West Wing Wednesday Night #40 – 26 October

Written by  //  October 26, 2011  //  Alexandra T. Greenhill, West Wing (WWWN)  //  Comments Off on West Wing Wednesday Night #40 – 26 October

According to the enthusiastic number of you who have this date firmly in your calendar, this month’s session should be stellar, provided of course the Gods of Work, Travel or Malady do not intervene…

Every year the World Economic Forum’s Global Agenda survey asks the “world’s smartest people” what they see as important trends coming up. Thanks to a link sent by Diana Nicholson, here is a more streamlined perspective on our future woes. Dr. Rodrigue Tremblay, a professor at University of Montreal, has done a neat analysis of current events to define “The Five Macro Crises of Our Times” – “intractable worldwide crises that we are facing simultaneously and that it will take years to solve or to outlive: “financial crisis that it will take at least twenty years to jugulate, an energy crisis that’s looming on the not too far horizon and which threatens the very foundation of the economic prosperity of the last half century, a double-barrelled demographic crisis of a magnitude never encountered during the entire history of humankind, a political crisis that is related to the ingrained inability of governments most everywhere to solve society’s problems, and, as a general background, a moral crisis that corrupts most institutions and makes them ineffective in promoting the common good.”

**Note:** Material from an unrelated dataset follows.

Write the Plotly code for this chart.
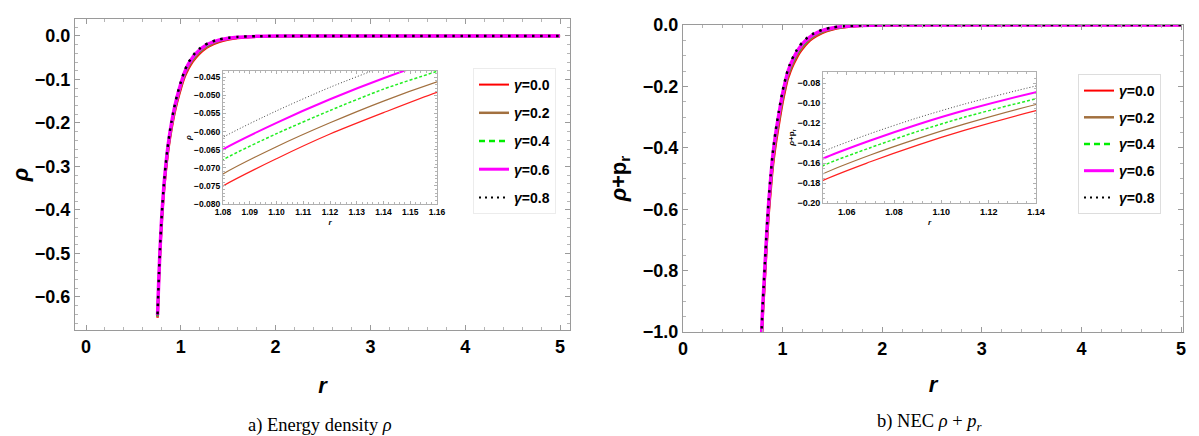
import plotly.graph_objects as go

# ---------------- data ----------------
gamma_labels = ["0.0", "0.2", "0.4", "0.6", "0.8"]

# Panel a) energy density rho(r)
r_a = [0.755, 0.76, 0.77, 0.78, 0.79, 0.80, 0.82, 0.84, 0.86, 0.88, 0.90, 0.93, 0.96,
       1.00, 1.04, 1.08, 1.10, 1.12, 1.14, 1.16, 1.20, 1.25, 1.30, 1.40, 1.50, 1.60,
       1.80, 2.00, 2.50, 3.00, 4.00, 5.00]
rho_g00 = [-0.648, -0.614, -0.556, -0.504, -0.461, -0.423, -0.361, -0.314, -0.275, -0.243,
           -0.216, -0.181, -0.153, -0.121, -0.0940, -0.0750, -0.0675, -0.0607, -0.0548,
           -0.0492, -0.0398, -0.0305, -0.0235, -0.0139, -0.0082, -0.0048, -0.0017,
           -0.0006, -0.0001, 0.0, 0.0, 0.0]
rho_g02 = [-0.646, -0.612, -0.553, -0.501, -0.458, -0.419, -0.357, -0.310, -0.271, -0.239,
           -0.212, -0.177, -0.149, -0.117, -0.0905, -0.0717, -0.0642, -0.0576, -0.0516,
           -0.0463, -0.0371, -0.0281, -0.0214, -0.0124, -0.0072, -0.0042, -0.0014,
           -0.0005, -0.0001, 0.0, 0.0, 0.0]
rho_g04 = [-0.644, -0.609, -0.550, -0.498, -0.454, -0.415, -0.353, -0.305, -0.266, -0.234,
           -0.207, -0.173, -0.145, -0.113, -0.0867, -0.0678, -0.0606, -0.0542, -0.0483,
           -0.0434, -0.0341, -0.0256, -0.0192, -0.0108, -0.0061, -0.0035, -0.0011,
           -0.0004, 0.0, 0.0, 0.0, 0.0]
rho_g06 = [-0.642, -0.607, -0.548, -0.495, -0.451, -0.412, -0.349, -0.301, -0.262, -0.230,
           -0.203, -0.169, -0.141, -0.110, -0.0835, -0.0649, -0.0576, -0.0511, -0.0453,
           -0.0402, -0.0316, -0.0234, -0.0173, -0.0095, -0.0052, -0.0029, -0.0009,
           -0.0003, 0.0, 0.0, 0.0, 0.0]
rho_g08 = [-0.640, -0.605, -0.545, -0.492, -0.447, -0.408, -0.345, -0.297, -0.258, -0.226,
           -0.199, -0.165, -0.137, -0.106, -0.0800, -0.0616, -0.0543, -0.0478, -0.0421,
           -0.0371, -0.0288, -0.0210, -0.0152, -0.0080, -0.0042, -0.0022, -0.0006,
           -0.0002, 0.0, 0.0, 0.0, 0.0]

# Panel b) NEC rho + p_r
r_b = [0.785, 0.79, 0.80, 0.81, 0.82, 0.84, 0.86, 0.88, 0.90, 0.93, 0.96, 1.00, 1.03,
       1.05, 1.07, 1.09, 1.11, 1.14, 1.17, 1.20, 1.25, 1.30, 1.40, 1.50, 1.60, 1.80,
       2.00, 2.30, 2.60, 3.00, 4.00, 5.00]
nec_g00 = [-1.076, -1.030, -0.951, -0.893, -0.837, -0.717, -0.616, -0.539, -0.466, -0.390,
           -0.328, -0.252, -0.205, -0.1775, -0.1588, -0.1421, -0.1272, -0.1076, -0.0910,
           -0.0770, -0.0583, -0.0441, -0.0253, -0.0145, -0.0083, -0.0027, -0.0009,
           -0.0002, 0.0, 0.0, 0.0, 0.0]
nec_g02 = [-1.067, -1.020, -0.941, -0.883, -0.826, -0.706, -0.605, -0.527, -0.455, -0.379,
           -0.318, -0.243, -0.197, -0.1708, -0.1520, -0.1356, -0.1209, -0.1015, -0.0856,
           -0.0720, -0.0541, -0.0406, -0.0229, -0.0130, -0.0073, -0.0023, -0.0008,
           -0.0002, 0.0, 0.0, 0.0, 0.0]
nec_g04 = [-1.058, -1.010, -0.930, -0.872, -0.814, -0.694, -0.593, -0.515, -0.443, -0.368,
           -0.307, -0.234, -0.189, -0.1627, -0.1447, -0.1284, -0.1140, -0.0958, -0.0799,
           -0.0667, -0.0496, -0.0368, -0.0204, -0.0113, -0.0063, -0.0020, -0.0006,
           -0.0001, 0.0, 0.0, 0.0, 0.0]
nec_g06 = [-1.049, -1.000, -0.920, -0.861, -0.802, -0.682, -0.581, -0.502, -0.431, -0.356,
           -0.296, -0.224, -0.181, -0.1556, -0.1375, -0.1215, -0.1073, -0.0891, -0.0739,
           -0.0614, -0.0451, -0.0331, -0.0178, -0.0097, -0.0052, -0.0016, -0.0004,
           0.0, 0.0, 0.0, 0.0, 0.0]
nec_g08 = [-1.040, -0.990, -0.910, -0.850, -0.790, -0.670, -0.570, -0.490, -0.420, -0.345,
           -0.285, -0.215, -0.173, -0.1486, -0.1306, -0.1148, -0.1009, -0.0830, -0.0684,
           -0.0563, -0.0408, -0.0295, -0.0154, -0.0081, -0.0042, -0.0012, -0.0003,
           0.0, 0.0, 0.0, 0.0, 0.0]

rho_series = [rho_g00, rho_g02, rho_g04, rho_g06, rho_g08]
nec_series = [nec_g00, nec_g02, nec_g04, nec_g06, nec_g08]

# ---------------- styles ----------------
colors = ["#ff0000", "#a2703f", "#00ee00", "#ff00ff", "#000000"]
main_w = [2.5, 2.5, 2.5, 3.5, 2.5]
main_dash = ["solid", "solid", "6px,4px", "solid", "2.5px,5.5px"]
inset_w = [1.2, 1.2, 1.5, 2, 1]
inset_dash = ["solid", "solid", "3px,2px", "solid", "1px,2px"]
inset_col = ["#ff2020", "#a2703f", "#22ee22", "#ff00ff", "#444444"]
leg_w = [2, 2.5, 2.5, 3, 2]
leg_dash = ["solid", "solid", "6px,4px", "solid", "2px,4px"]

# page body has an 8px margin: figure placed at (8, 8)
OFF = 8
W, H = 1199 - OFF, 436 - OFF
def px(x):
    return (x - OFF) / W
def py(y):
    return 1 - (y - OFF) / H

SANS = "Liberation Sans, Arial, sans-serif"
SERIF = "Liberation Serif, Times New Roman, serif"
FRAME = "#9a9a9a"

fig = go.Figure()

def add_set(rr, series, xa, ya, widths, dashes, cols):
    for i, vals in enumerate(series):
        fig.add_trace(go.Scatter(
            x=rr, y=vals, mode="lines", xaxis=xa, yaxis=ya, showlegend=False,
            line=dict(color=cols[i], width=widths[i], dash=dashes[i],
                      shape="spline", smoothing=0.7),
            hoverinfo="skip"))

add_set(r_a, rho_series, "x", "y", main_w, main_dash, colors)
add_set(r_a, rho_series, "x2", "y2", inset_w, inset_dash, inset_col)
add_set(r_b, nec_series, "x3", "y3", main_w, main_dash, colors)
add_set(r_b, nec_series, "x4", "y4", inset_w, inset_dash, inset_col)

# legend entries
for lg, xa, ya in (("legend", "x", "y"), ("legend2", "x3", "y3")):
    for i, g in enumerate(gamma_labels):
        fig.add_trace(go.Scatter(
            x=[None], y=[None], mode="lines", xaxis=xa, yaxis=ya,
            name="<i>\u03b3</i>=" + g, legend=lg, legendgroup=lg + g,
            line=dict(color=colors[i], width=leg_w[i], dash=leg_dash[i])))

def axis(domain, rng, dtick, minor_dtick, fmt, size, ticklen, anchor, title=None,
         title_size=None, standoff=None, color=FRAME):
    d = dict(domain=domain, range=rng, dtick=dtick, tickformat=fmt, automargin=False,
             showgrid=False, zeroline=False, showline=True, linecolor=color, linewidth=1,
             mirror="allticks", ticks="inside", ticklen=ticklen, tickcolor=color,
             tickwidth=1, anchor=anchor,
             tickfont=dict(family=SANS, size=size, color="black", weight="bold"),
             minor=dict(dtick=minor_dtick, ticks="inside", ticklen=max(2, ticklen * 0.55),
                        tickcolor="#b5b5b5", showgrid=False))
    if title is not None:
        d["title"] = dict(text=title, standoff=standoff,
                          font=dict(family=SANS, size=title_size, color="black",
                                    weight="bold"))
    return d

fig.update_layout(
    width=W, height=H, margin=dict(l=0, r=0, t=0, b=0),
    paper_bgcolor="white", plot_bgcolor="white",
    xaxis=axis([px(75), px(570)], [-0.116, 5.105], 1, 0.2, "d", 18, 5, "y",
               "<i>r</i>", 22, 22),
    yaxis=axis([py(330), py(19)], [-0.676, 0.039], 0.1, 0.02, ".1f", 18, 5, "x",
               "<i>\u03c1</i>", 22, 17),
    xaxis2=axis([px(223), px(437)], [1.08, 1.16], 0.01, 0.002, ".2f", 8.5, 3, "y2",
                "<i>r</i>", 8, 3, color="#b0b0b0"),
    yaxis2=axis([py(204), py(71)], [-0.080, -0.0433], 0.005, 0.001, ".3f", 8.5, 3, "x2",
                "<i>\u03c1</i>", 8, 1, color="#b0b0b0"),
    xaxis3=axis([px(683), px(1183)], [0, 5.02], 1, 0.2, "d", 18, 5, "y3",
                "<i>r</i>", 22, 19),
    yaxis3=axis([py(332), py(25)], [-1.0, 0.0], 0.2, 0.05, ".1f", 18, 5, "x3",
                "<i>\u03c1</i>+p<sub>r</sub>", 22, 10),
    xaxis4=axis([px(823), px(1036)], [1.05, 1.14], 0.02, 0.004, ".2f", 9, 3, "y4",
                "<i>r</i>", 8, 3, color="#b0b0b0"),
    yaxis4=axis([py(203), py(72)], [-0.2, -0.069], 0.02, 0.005, ".2f", 9, 3, "x4",
                "<i>\u03c1</i>+p<sub>r</sub>", 8, 1, color="#b0b0b0"),
    legend=dict(x=px(473), y=py(68), xanchor="left", yanchor="top",
                bgcolor="white", bordercolor="#ececec", borderwidth=1,
                tracegroupgap=7,
                font=dict(family=SANS, size=14, color="black", weight="bold")),
    legend2=dict(x=px(1078), y=py(74), xanchor="left", yanchor="top",
                 bgcolor="white", bordercolor="#dddddd", borderwidth=1,
                 tracegroupgap=5.5,
                 font=dict(family=SANS, size=14, color="black", weight="bold")),
    annotations=[
        dict(text="a) Energy density <i>\u03c1</i>", x=px(320), y=py(425),
             xref="paper", yref="paper", showarrow=False,
             xanchor="center", yanchor="middle",
             font=dict(family=SERIF, size=18.5, color="black")),
        dict(text="b) NEC <i>\u03c1</i> + <i>p<sub>r</sub></i>", x=px(930), y=py(422),
             xref="paper", yref="paper", showarrow=False,
             xanchor="center", yanchor="middle",
             font=dict(family=SERIF, size=18.5, color="black")),
    ],
)

fig.write_html("out.html")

All of this being so overwhelming, we have collectively tuned out and selected to go about our daily business… A recent study of kids opinions as expressed in the art that they produce shows kids are now pessimistic as early as eight years old! But reading some of these master-pieces, one is struck by the realisation that we don’t hear much about five macro opportunities for the 21st century. Doing some research on what they may be, revealed that Steve Jobs might have had an answer and many are busy deciphering his speeches for nuggets of insight, but otherwise we are stuck focusing on being alarmist (see above) or advocating on preserving the status quo (see Jim Flaherty’s recent advice on the economy ) which historically has proven to be a short-term strategy at best. Meanwhile Google search for “future optimistic trends” yields four times as many search results than “future pessimistic trends” – showing that positive perspectives abound, just where are they in our public discourse?

So here is a question for you, Vancouver’s smartest people: what major world re-defining opportunities do you see? A few places to get your creative juices started:

Computer gamers solve problem in AIDS research that puzzled scientists for years

Beyond Einstein http://fullcomment.nationalpost.com/tag/einstein/

Will robots steal our jobs? and a funny despair slide www.despair.com/motivation.html

And of course we’ll save some time for current events, including municipal elections, the rise of the NPD, a cabinet full of rookie ministers in Alberta, does Gorbatchev’s endorsement of Obama help or hinder… never a dull moment in the world!